Judge to face lawsuit for ordering Muslim woman to remove headscarf
Paul Egan / The Detroit News
Southfield — An Islamic group says it will file a federal lawsuit Wednesday against a Wayne County judge who ordered a Muslim woman to remove her head scarf.
“No hats allowed in the courtroom,” Wayne Circuit Judge J. William Callahan is heard telling Raneen Albaghdady in a partial video of the June incident posted on YouTube.
The incident, during a hearing on the woman’s application to change her name, follows a 2006 controversy when a Hamtramck judge ordered Ginnah Muhammad to remove her facial veil, called a niqab, in court.
Unlike an Islamic veil, a head scarf, called a hijab, mostly covers the hair, not the eyes or face, which some judges say they need to see to assess credibility.
“This is a lady whose face was fully visible, Canton Township attorney Nabih Ayad said today of Albaghdady. “There was no reason to tell her to remove her scarf.”
Callahan did not immediately return a telephone message left at his chambers.
The Michigan chapter of the Council on American-Islamic Relations will join the woman as a plaintiff in the lawsuit, in which Callahan and the county will be named as defendants, Ayad said.
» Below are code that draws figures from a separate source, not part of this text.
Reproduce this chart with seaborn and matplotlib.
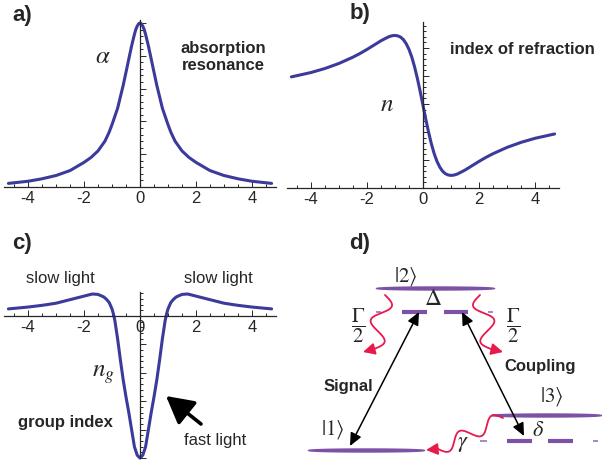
import numpy as np
import matplotlib
matplotlib.use("Agg")
import matplotlib.pyplot as plt
from matplotlib.ticker import MultipleLocator
import seaborn as sns

# curve values
freq_a = [-4.7, -4, -3.5, -3, -2.5, -2, -1.75, -1.5, -1.25, -1.1, -1, -0.9, -0.8, -0.7, -0.6, -0.5, -0.4, -0.3,
          -0.2, -0.15, -0.1, -0.05, 0,
          0.05, 0.1, 0.15, 0.2, 0.3, 0.4, 0.5, 0.6, 0.7, 0.8, 0.9, 1, 1.1, 1.25, 1.5, 1.75, 2, 2.5, 3, 3.5, 4, 4.7]
alpha_vals = [0.022, 0.035, 0.05, 0.07, 0.10, 0.15, 0.18, 0.22, 0.28, 0.335, 0.38, 0.43, 0.48, 0.55, 0.62, 0.70, 0.78, 0.86,
              0.93, 0.96, 0.98, 0.995, 1.0,
              0.995, 0.98, 0.96, 0.93, 0.86, 0.78, 0.70, 0.62, 0.55, 0.48, 0.43, 0.38, 0.335, 0.28, 0.22, 0.18, 0.15,
              0.10, 0.07, 0.05, 0.035, 0.022]

freq_b = [-4.7, -4, -3.5, -3, -2.5, -2.25, -2, -1.75, -1.5, -1.25, -1.2, -1.1, -1, -0.9, -0.8, -0.7, -0.6, -0.5,
          -0.4, -0.3, -0.2, -0.1, 0,
          0.1, 0.2, 0.3, 0.4, 0.5, 0.6, 0.7, 0.8, 0.9, 1, 1.1, 1.2, 1.25, 1.5, 1.75, 2, 2.25, 2.5, 3, 3.5, 4, 4.7]
n_vals = [0.794, 0.825, 0.854, 0.89, 0.935, 0.961, 0.99, 1.021, 1.052, 1.078, 1.082, 1.088, 1.09, 1.087, 1.078,
          1.06, 1.031, 0.99, 0.935, 0.865, 0.782, 0.689, 0.59,
          0.491, 0.398, 0.315, 0.245, 0.19, 0.149, 0.12, 0.102, 0.093, 0.09, 0.092, 0.098, 0.102, 0.128, 0.159,
          0.19, 0.219, 0.245, 0.29, 0.326, 0.355, 0.386]

freq_c = [-4.7, -4, -3.5, -3, -2.5, -2, -1.7, -1.5, -1.3, -1.2, -1.1, -1, -0.95, -0.9, -0.8, -0.7, -0.6, -0.5, -0.4,
          -0.3, -0.2, -0.1, 0,
          0.1, 0.2, 0.3, 0.4, 0.5, 0.6, 0.7, 0.8, 0.9, 0.95, 1, 1.1, 1.2, 1.3, 1.5, 1.7, 2, 2.5, 3, 3.5, 4, 4.7]
ng_vals = [0.05, 0.063, 0.075, 0.09, 0.115, 0.14, 0.155, 0.152, 0.135, 0.118, 0.095, 0.05, 0.015, -0.03, -0.16,
           -0.31, -0.45, -0.57, -0.68, -0.80, -0.92, -0.98, -1.0,
           -0.98, -0.92, -0.80, -0.68, -0.57, -0.45, -0.31, -0.16, -0.03, 0.015, 0.05, 0.095, 0.118, 0.135, 0.152,
           0.155, 0.14, 0.115, 0.09, 0.075, 0.063, 0.05]

xtick_vals = [-4, -2, 0, 2, 4]
xtick_labels = ["-4", "-2", "0", "2", "4"]

# level scheme (pixel coordinates of the sketch)
levels = {"2": (375, 495, 288), "1": (307, 425, 450), "3": (490, 602, 415)}
virtual_upper = {"y": 312, "thick": [(402, 427), (444, 468)], "thin": [(376, 381), (488, 493)]}
virtual_lower = {"y": 441, "thick": [(507, 532), (548, 573)], "thin": [(480, 487), (593, 598)]}

blue = "#3b3b9b"
purple = "#7b52a6"
red = "#e8194b"

sns.set_style("ticks")
plt.rcParams["font.family"] = ["Liberation Sans", "DejaVu Sans"]
plt.rcParams["mathtext.fontset"] = "stix"
plt.rcParams["axes.unicode_minus"] = False

W, H = 602, 466
fig = plt.figure(figsize=(W / 100, H / 100), dpi=100)


def make_axes(x0, ybot, ytop, ylim):
    ax = fig.add_axes([(x0 - 4.85 * 28) / W, 1 - ybot / H, 9.7 * 28 / W, (ybot - ytop) / H])
    ax.set_xlim(-4.85, 4.85)
    ax.set_ylim(*ylim)
    ax.patch.set_alpha(0)
    for s in ["top", "right"]:
        ax.spines[s].set_visible(False)
    ax.spines["left"].set_position(("data", 0))
    ax.spines["bottom"].set_position(("data", 0))
    for s in ["left", "bottom"]:
        ax.spines[s].set_linewidth(0.9)
    ax.set_xticks(xtick_vals)
    ax.set_xticklabels(xtick_labels)
    ax.xaxis.set_minor_locator(MultipleLocator(0.5))
    ax.yaxis.set_major_locator(MultipleLocator(0.2))
    ax.yaxis.set_minor_locator(MultipleLocator(0.04))
    ax.set_yticklabels([])
    ax.tick_params(which="both", direction="in", width=0.7, labelsize=12, pad=3)
    ax.tick_params(which="major", length=4.5)
    ax.tick_params(which="minor", length=2.5)
    ax.tick_params(axis="y", which="both", left=True, labelleft=False)
    return ax


ax_a = make_axes(140, 187, 20, (0, 1.018))
sns.lineplot(x=freq_a, y=alpha_vals, ax=ax_a, color=blue, linewidth=2.2)

ax_b = make_axes(423, 188, 22, (0, 1.186))
sns.lineplot(x=freq_b, y=n_vals, ax=ax_b, color=blue, linewidth=2.2)

ax_c = make_axes(140, 458, 292, (-1.0, 0.169))
sns.lineplot(x=freq_c, y=ng_vals, ax=ax_c, color=blue, linewidth=2.2)
ax_c.lines[-1].set_clip_on(False)

for ax in [ax_a, ax_b, ax_c]:
    ax.set_xlabel("")
    ax.set_ylabel("")

# overlay in pixel coordinates for labels and the level scheme
ov = fig.add_axes([0, 0, 1, 1])
ov.set_xlim(0, W)
ov.set_ylim(H, 0)
ov.axis("off")
ov.patch.set_alpha(0)

for lab, (x, y) in {"a)": (22, 15), "b)": (360, 14), "c)": (22, 244), "d)": (360, 244)}.items():
    ov.text(x, y, lab, fontsize=16, fontweight="bold", ha="center", va="center")

ov.text(103, 56, r"$\alpha$", fontsize=18, ha="center", va="center")
ov.text(223, 57, "absorption\nresonance", fontsize=12, fontweight="bold", ha="center", va="center",
        linespacing=1.15)
ov.text(450, 50, "index of refraction", fontsize=12, fontweight="bold", ha="left", va="center")
ov.text(387, 104, r"$n$", fontsize=18, ha="center", va="center")
ov.text(60, 278, "slow light", fontsize=12, ha="center", va="center")
ov.text(218, 278, "slow light", fontsize=12, ha="center", va="center")
ov.text(103, 374, r"$n_g$", fontsize=18, ha="center", va="center")
ov.text(65, 423, "group index", fontsize=12, fontweight="bold", ha="center", va="center")
ov.text(215, 440, "fast light", fontsize=12, ha="center", va="center")
ov.annotate("", xy=(166, 396), xytext=(201, 424),
            arrowprops=dict(arrowstyle="-|>,head_length=0.55,head_width=0.3", color="black", lw=2.6,
                            mutation_scale=30, shrinkA=0, shrinkB=0))


def level_line(x0, x1, y, half):
    xs = np.linspace(x0, x1, 120)
    h = half * np.sqrt(np.clip(1 - ((xs - (x0 + x1) / 2) / ((x1 - x0) / 2)) ** 2, 0, 1)) ** 0.6
    ov.fill_between(xs, y - h, y + h, color=purple, lw=0)


for x0, x1, y in levels.values():
    level_line(x0, x1, y, 2.2)

for vl in [virtual_upper, virtual_lower]:
    for x0, x1 in vl["thick"]:
        ov.plot([x0, x1], [vl["y"], vl["y"]], color=purple, lw=3, solid_capstyle="butt")
    for x0, x1 in vl["thin"]:
        ov.plot([x0, x1], [vl["y"], vl["y"]], color=purple, lw=1.2, alpha=0.8, solid_capstyle="butt")


def wavy(p0, p1, amp, periods, tip):
    p0 = np.array(p0, float)
    p1 = np.array(p1, float)
    d = p1 - p0
    u = d / np.linalg.norm(d)
    nv = np.array([-u[1], u[0]])
    t = np.linspace(0, 1, 200)
    off = amp * np.sin(2 * np.pi * periods * t)
    pts = p0 + t[:, None] * d + off[:, None] * nv
    ov.plot(pts[:, 0], pts[:, 1], color=red, lw=1.3)
    ov.annotate("", xy=tip, xytext=(pts[-1, 0], pts[-1, 1]),
                arrowprops=dict(arrowstyle="-|>,head_length=0.5,head_width=0.25", color=red, lw=1.3,
                                mutation_scale=14, shrinkA=0, shrinkB=0))


wavy((385, 295), (374, 349), -9, 1.5, (363, 352))
wavy((480, 295), (491, 349), 9, 1.5, (503, 352))
wavy((503, 418), (438, 449), 7, 2.0, (426, 450))

arrow_kw = dict(arrowstyle="<|-|>,head_length=0.55,head_width=0.25", color="black", lw=1.1,
                mutation_scale=14, shrinkA=0, shrinkB=0)
ov.annotate("", xy=(350, 446), xytext=(419, 312), arrowprops=arrow_kw)
ov.annotate("", xy=(524, 436), xytext=(462, 312), arrowprops=arrow_kw)

ov.text(406, 277, r"$|2\rangle$", fontsize=15, ha="center", va="center")
ov.text(333, 430, r"$|1\rangle$", fontsize=15, ha="center", va="center")
ov.text(552, 397, r"$|3\rangle$", fontsize=15, ha="center", va="center")
ov.text(433, 299, r"$\Delta$", fontsize=17, ha="center", va="center")
ov.text(538, 431, r"$\delta$", fontsize=16, ha="center", va="center")
ov.text(463, 443, r"$\gamma$", fontsize=16, ha="center", va="center")
ov.text(358, 326, r"$\dfrac{\Gamma}{2}$", fontsize=15, ha="center", va="center")
ov.text(513, 326, r"$\dfrac{\Gamma}{2}$", fontsize=15, ha="center", va="center")
ov.text(348, 386, "Signal", fontsize=12, fontweight="bold", ha="center", va="center")
ov.text(540, 366, "Coupling", fontsize=12, fontweight="bold", ha="center", va="center")

fig.savefig("out.png", dpi=100)
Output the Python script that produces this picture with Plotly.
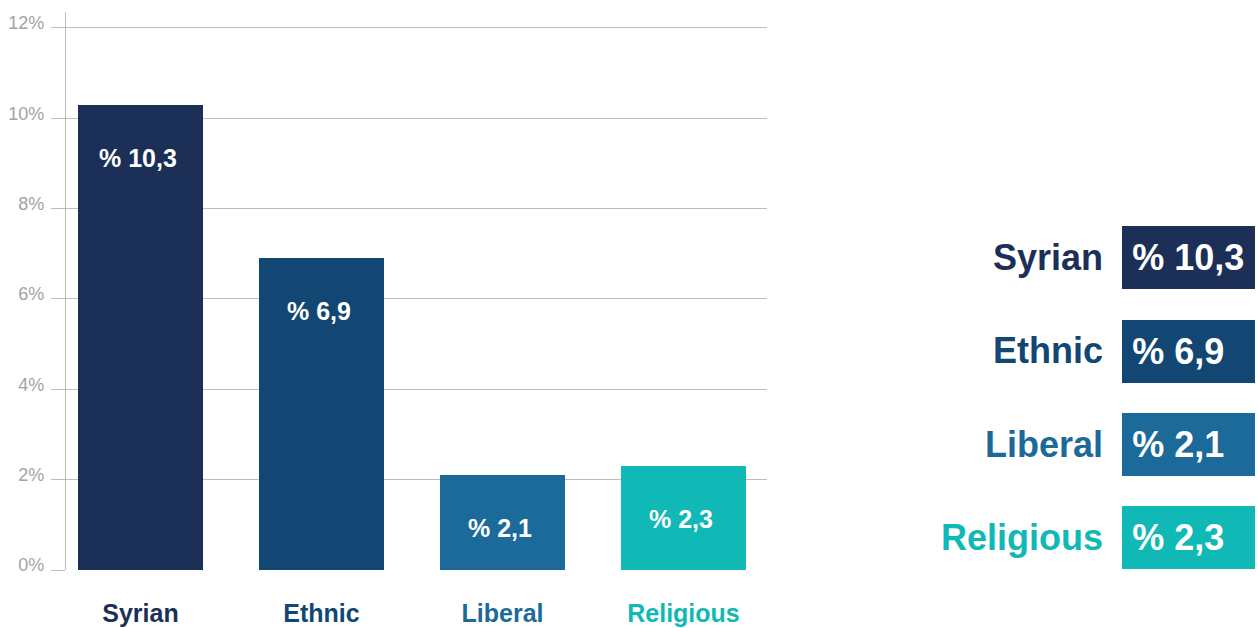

The lawsuit is to be detailed at a 2 p.m. news conference today at the council’s office in Southfield.
Melanie Elturk, a staff attorney at the council, said Callahan’s actions violate the constitutional right to freedom of religion and a statement President Barack Obama
made in a June address about the right of Muslim women to wear the hijab.
“This judge targeted a Muslim woman’s religious attire, but he could just as easily have demanded the removal of a Sikh turban, a Jewish yarmulke or a Catholic nun’s habit,” she said.